# Start of Source data
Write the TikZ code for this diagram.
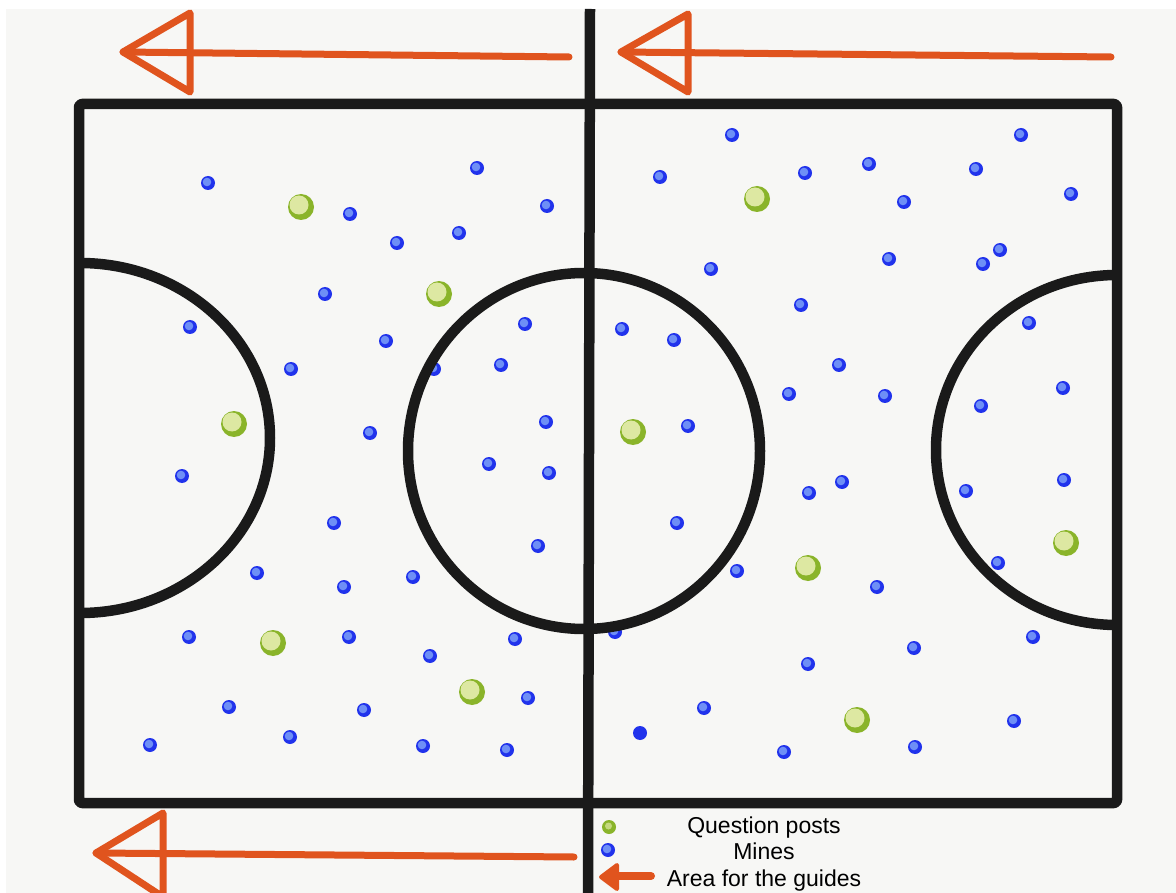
\documentclass[tikz,border=0pt]{standalone}
\usepackage{fontspec}
\setmainfont{Liberation Sans}
\definecolor{bg}{HTML}{F7F7F5}
\definecolor{ink}{HTML}{1A1A1A}
\definecolor{orng}{HTML}{E0541E}
\definecolor{mineout}{HTML}{2133EC}
\definecolor{minein}{HTML}{6E8FF6}
\definecolor{greenout}{HTML}{8AB42A}
\definecolor{greenin}{HTML}{DDE8A2}
\tikzset{
  fieldline/.style={draw=ink, line width=10.5pt, line cap=round, line join=round},
  guidearrow/.style={draw=orng, line width=7pt, line cap=round, line join=round},
  legendtext/.style={font=\fontsize{23pt}{27pt}\selectfont, anchor=base, inner sep=0pt, text=black},
}
\newcommand{\minedot}[2]{\fill[mineout] (#1,#2) circle (7pt); \fill[minein] ({#1-1},{#2-1}) circle (4.3pt);}
\newcommand{\postdot}[2]{\fill[greenout] (#1,#2) circle (13pt); \fill[greenin] ({#1-2},{#2-2}) circle (9.5pt);}
\begin{document}
\begin{tikzpicture}[x=1pt, y=-1pt]
\useasboundingbox (0,0) rectangle (1176,893);
\fill[white] (0,0) rectangle (1176,893);
\fill[bg] (6,9) rectangle (1176,893);

% dots partly hidden by the lines
\minedot{434}{369}
\minedot{615}{632}

% field
\draw[fieldline, rounded corners=3pt] (79,104) rectangle (1117,803);
\draw[fieldline, line cap=butt] (590,9) -- (588,893);
\draw[fieldline] (584,451) ellipse [x radius=176pt, y radius=178pt];
\draw[fieldline, line cap=butt] (80,263) arc [start angle=90, end angle=-90, x radius=190pt, y radius=175pt];
\draw[fieldline, line cap=butt] (1117,275) arc [start angle=90, end angle=270, x radius=181pt, y radius=175pt];

% arrows for the guides
\draw[guidearrow] (569,57) -- (123,52);
\draw[guidearrow] (190,13) -- (123,52) -- (190,92) -- cycle;
\draw[guidearrow] (1111,57) -- (621,52);
\draw[guidearrow] (688,14) -- (621,52) -- (688,92) -- cycle;
\draw[guidearrow] (574,857) -- (96,853);
\draw[guidearrow] (163,897) -- (163,813) -- (96,853) -- (163,897);

% mines
\foreach \px/\py in {208/183,477/168,547/206,350/214,397/243,459/233,325/294,190/327,525/324,386/341,291/369,501/365,370/433,546/422,182/476,489/464,549/473,334/523,538/546,257/573,344/587,413/577,189/637,349/637,515/639,430/656,229/707,364/710,528/698,150/745,290/737,423/746,507/750,
732/135,1021/135,660/177,805/173,869/164,976/169,1071/194,904/202,1000/250,983/264,889/259,711/269,801/305,1029/323,622/329,674/340,839/365,789/394,885/396,1063/388,981/406,688/426,842/482,809/493,966/491,1064/480,677/523,998/563,737/571,877/587,914/648,1033/637,808/664,704/708,1014/721,784/752,915/747}
  {\minedot{\px}{\py}}
\fill[mineout] (640,733) circle (7pt);

% question posts
\foreach \px/\py in {301/207,439/294,234/424,273/643,472/692,757/199,633/432,808/568,1066/543,857/720}
  {\postdot{\px}{\py}}

% legend
\fill[greenout] (609,827) circle (7pt); \fill[greenin!70!greenout] (608.5,826) circle (3.5pt);
\minedot{608}{850}
\fill[orng, draw=orng, line width=4pt, line join=round] (601,877) -- (617,865) -- (617,889) -- cycle;
\draw[orng, line width=8pt, line cap=round] (614,876) -- (651,876);
\node[legendtext] (q) at (764,833) {Question posts};
\node[legendtext] (m) at (764,859) {Mines};
\node[legendtext] (a) at (764,886) {Area for the guides};
\end{tikzpicture}
\end{document}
# End of Source data
Reproduce the data above in full, exactly as it is, with the pictures left out.

Write the TikZ code for this diagram.
\documentclass[tikz,border=0pt]{standalone}
\usepackage{fontspec}
\setmainfont{Liberation Sans}
\definecolor{bg}{HTML}{F7F7F5}
\definecolor{ink}{HTML}{1A1A1A}
\definecolor{orng}{HTML}{E0541E}
\definecolor{mineout}{HTML}{2133EC}
\definecolor{minein}{HTML}{6E8FF6}
\definecolor{greenout}{HTML}{8AB42A}
\definecolor{greenin}{HTML}{DDE8A2}
\tikzset{
  fieldline/.style={draw=ink, line width=10.5pt, line cap=round, line join=round},
  guidearrow/.style={draw=orng, line width=7pt, line cap=round, line join=round},
  legendtext/.style={font=\fontsize{23pt}{27pt}\selectfont, anchor=base, inner sep=0pt, text=black},
}
\newcommand{\minedot}[2]{\fill[mineout] (#1,#2) circle (7pt); \fill[minein] ({#1-1},{#2-1}) circle (4.3pt);}
\newcommand{\postdot}[2]{\fill[greenout] (#1,#2) circle (13pt); \fill[greenin] ({#1-2},{#2-2}) circle (9.5pt);}
\begin{document}
\begin{tikzpicture}[x=1pt, y=-1pt]
\useasboundingbox (0,0) rectangle (1176,893);
\fill[white] (0,0) rectangle (1176,893);
\fill[bg] (6,9) rectangle (1176,893);

% dots partly hidden by the lines
\minedot{434}{369}
\minedot{615}{632}

% field
\draw[fieldline, rounded corners=3pt] (79,104) rectangle (1117,803);
\draw[fieldline, line cap=butt] (590,9) -- (588,893);
\draw[fieldline] (584,451) ellipse [x radius=176pt, y radius=178pt];
\draw[fieldline, line cap=butt] (80,263) arc [start angle=90, end angle=-90, x radius=190pt, y radius=175pt];
\draw[fieldline, line cap=butt] (1117,275) arc [start angle=90, end angle=270, x radius=181pt, y radius=175pt];

% arrows for the guides
\draw[guidearrow] (569,57) -- (123,52);
\draw[guidearrow] (190,13) -- (123,52) -- (190,92) -- cycle;
\draw[guidearrow] (1111,57) -- (621,52);
\draw[guidearrow] (688,14) -- (621,52) -- (688,92) -- cycle;
\draw[guidearrow] (574,857) -- (96,853);
\draw[guidearrow] (163,897) -- (163,813) -- (96,853) -- (163,897);

% mines
\foreach \px/\py in {208/183,477/168,547/206,350/214,397/243,459/233,325/294,190/327,525/324,386/341,291/369,501/365,370/433,546/422,182/476,489/464,549/473,334/523,538/546,257/573,344/587,413/577,189/637,349/637,515/639,430/656,229/707,364/710,528/698,150/745,290/737,423/746,507/750,
732/135,1021/135,660/177,805/173,869/164,976/169,1071/194,904/202,1000/250,983/264,889/259,711/269,801/305,1029/323,622/329,674/340,839/365,789/394,885/396,1063/388,981/406,688/426,842/482,809/493,966/491,1064/480,677/523,998/563,737/571,877/587,914/648,1033/637,808/664,704/708,1014/721,784/752,915/747}
  {\minedot{\px}{\py}}
\fill[mineout] (640,733) circle (7pt);

% question posts
\foreach \px/\py in {301/207,439/294,234/424,273/643,472/692,757/199,633/432,808/568,1066/543,857/720}
  {\postdot{\px}{\py}}

% legend
\fill[greenout] (609,827) circle (7pt); \fill[greenin!70!greenout] (608.5,826) circle (3.5pt);
\minedot{608}{850}
\fill[orng, draw=orng, line width=4pt, line join=round] (601,877) -- (617,865) -- (617,889) -- cycle;
\draw[orng, line width=8pt, line cap=round] (614,876) -- (651,876);
\node[legendtext] (q) at (764,833) {Question posts};
\node[legendtext] (m) at (764,859) {Mines};
\node[legendtext] (a) at (764,886) {Area for the guides};
\end{tikzpicture}
\end{document}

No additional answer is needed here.